Financial meltdown – an “outlier event”
Posted by Arun Uday on January 28, 2009
Just finished reading Malcom Gladwell’s “Outliers”, where he describes the role that unaccounted events/circumstances play in bringing about extraordinary results. He uses this mostly to elaborate on the achievements of exceptionally talented individuals, but what was also interesting is some of these examples that he uses to describe the causes for human accidents such as airplane crashes and industrial disasters. For example, he analyses the Three Mile Island nuclear accident in Pennsylvania in 1979. He states -
No single big event went wrong at Three Mile Island. Rather, five completely unrelated events occurred in sequence, each of which, had it happened in isolation, would have caused no more than a hiccup in the plant’s ordinary operation. The first minor problem was a blockage in the plant’s polisher (a giant water filter of sorts).
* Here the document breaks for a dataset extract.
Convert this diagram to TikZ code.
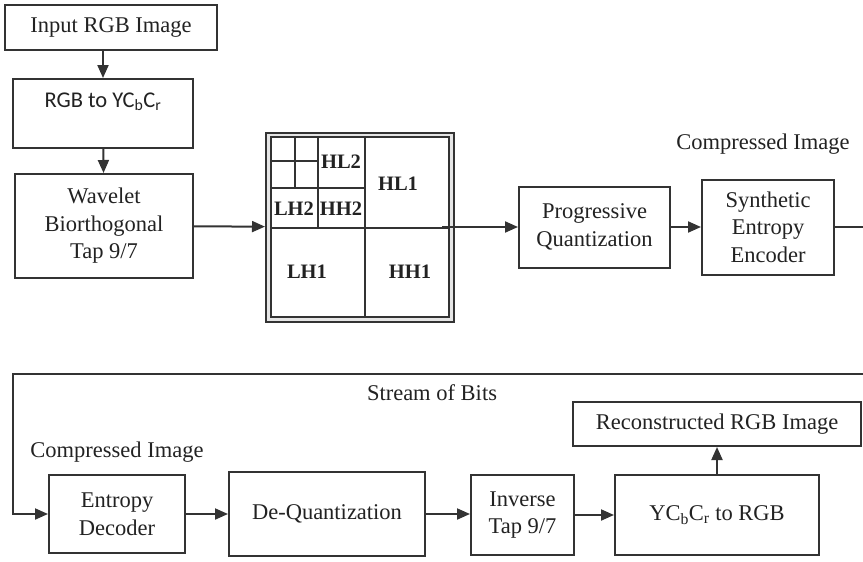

This blockage caused moisture to enter the plant’s ventilation system which tripped closed two valves thus preventing cold water from entering the plant’s steam generator to control its temperature. These two problems by themselves would not have caused a problem since the plant had a backup cooling system set to activate in such a situation. However, for some unexplained reason, the valves of the backup system were closed that day. But this too should not have caused a problem since there was a light on the engineer’s control panel that illuminated indicating that the backup system’s valves were closed. Unfortunately, the warning light was blocked by a repair tag hanging from the switch above it. But there was still another backup system in place that should have cooled the reactor when it started heating up. But, as luck would have it, the relief valve wasn’t working properly that day either. It stuck open when it was supposed to close, and, to make matters even worse, a gauge in the control room that should have told the operators that the relief valve wasn’t working was itself not working. By the time Three Mile Island’s engineers realized what was happening, the reactor had come dangerously close to a meltdown.
In other words, for a “perfect storm” to form, a variety of unlikely factors have to align in an extraordinay manner. One could probably argue that the current financial meltdown that we are living through is an example of that. The string of events which has led to the current state of affairs would probably be as follows:
1. The dotcom meltdown in the early 2000s leads to a severe downturn in the U.S. economy
2. The fed reacts by sharply reducing interest rates and pumping up the money supply
3. The huge increase in liquidity results in a credit glut and leads to an era of extremely cheap debt
4. The cheap money finds its way into the consumer home loan market
5.Meanwhile, the Glass-Steagall act, which had stringently limited the risk on commercial banks by barring them from trading of risky securities is repealed in 1999
6. Taking advantage of this, commercial banks like Citi, have invented a means of offloading much of the risk on their loans from their own balance sheet through a mechanism called securitization
7. This gives them an incentive to sell as many loans as possible with the hope of increasing their profits. As a result, they go after anyone who is willing to accept a loan including those who were traditionally uneligible i.e.- the subprime customers
8. The rating agencies, who were supposed to act as watchdogs for the credit industry fail to discharge their responsibilities because of misaligned incentive structures, wherein more debt being issued translates into more fees for them. To complicate matters, these fees are paid not by the buyers of the debt, but by its sellers (which results in an obvious moral hazard for one cannot obviously bite the hand that feeds him). As a result, what was supposed to be low quality debt, is passed of as high quality
9. Other traditionally conservative institutional like insurance companies (such as AIG), also decide to play along and “insure” these securities against losses
10. Meanwhile, the large investment banks, which traditionally acted only as agents or brokers, have now also assumed the role of principals or investors putting their own capital to work
What follows from above is what we see today – a financial hurricane that has sucked every entity into its fold. Had any one of the above not happened, it is arguable that the current crisis would not have unfolded in this manner or at the very least with this serverity. Truly, this has been an extreme example of an “outlier event”.